In 1979 the Atiquizaya group had fewer than 20 members. Today there is a full stake with 11 units, including 9 wards. While visiting El Salvador, Brother Coffey said he was able to attend church and was delighted to “meet and embrace many other pioneers of the Church there.”

On Sunday, February 14, Brother Coffey found more of his once investigators, including Alex Molina, who had only been eight years old in 1979 when his family was taking the missionary discussions. In his last journal entry before he left the country, Brother Coffey wrote that he “lamented the fact that we had not baptized this family and that there would be no missionaries to teach them.”

After 36 years, Brother Molina was able to share his gratitude with Brother Coffey and revealed that while the missionaries didn’t baptize the family in 1979, he and his mother joined the Church later. Even though Brother Coffey never saw the results of his labor, he said, “The seeds we [he and his companion] planted bore great fruit.” Brother Molina served as a bishop, and he and his family continue as active Church members.
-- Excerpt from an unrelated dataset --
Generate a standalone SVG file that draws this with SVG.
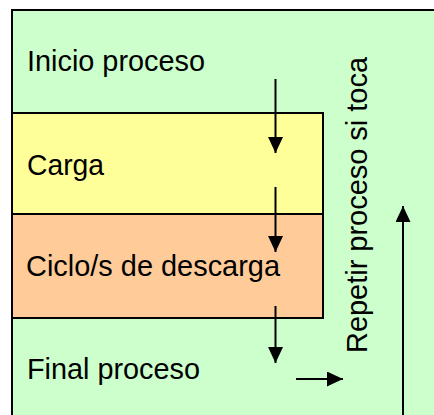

Early on the last morning of Brother Coffey’s visit, Tonito Martines came to the Fajardo home. As a young missionary, Brother Coffey met Brother Martines on his first day in Atiquizaya. Even though as a new missionary, Brother Coffey didn’t understand most of what his companion taught, he understood when Brother Martines accepted the baptismal challenge that was extended to him. Now 36 years later when Brother Martines knocked on the door, he said, “Mark Alan Coffey, you baptized me on the 27th of September, 1979. I still have the baptismal certificate in my home.”

Brother Coffey said the feelings of love and joy were overwhelming. “I had no idea that anyone in the small town of Atiquizaya would remember me,” he said. Before visiting, he said, he “came to the conclusion … that it was unlikely that anyone that I knew would still live there or remember me.” Brother Coffey said he could not have been more wrong, as people he knew three decades ago “embraced me in such an emotion-filled and loving way.”

Brother Coffey said he learned that missionaries might never know the influence that they had because they often do not see immediate results. After 36 years apart, he said, he “felt like Alma when he met up with the sons of Mosiah after many years apart.” Like Alma, he “did rejoice exceedingly to see his brethren; and what added more to his joy, they were still his brethren in the Lord” (Alma 17:2).

Mark Coffey and his wife, Lisa (center), pose with some of the Church's El Salvadorian pioneers. Photo courtesy of Mark Coffey.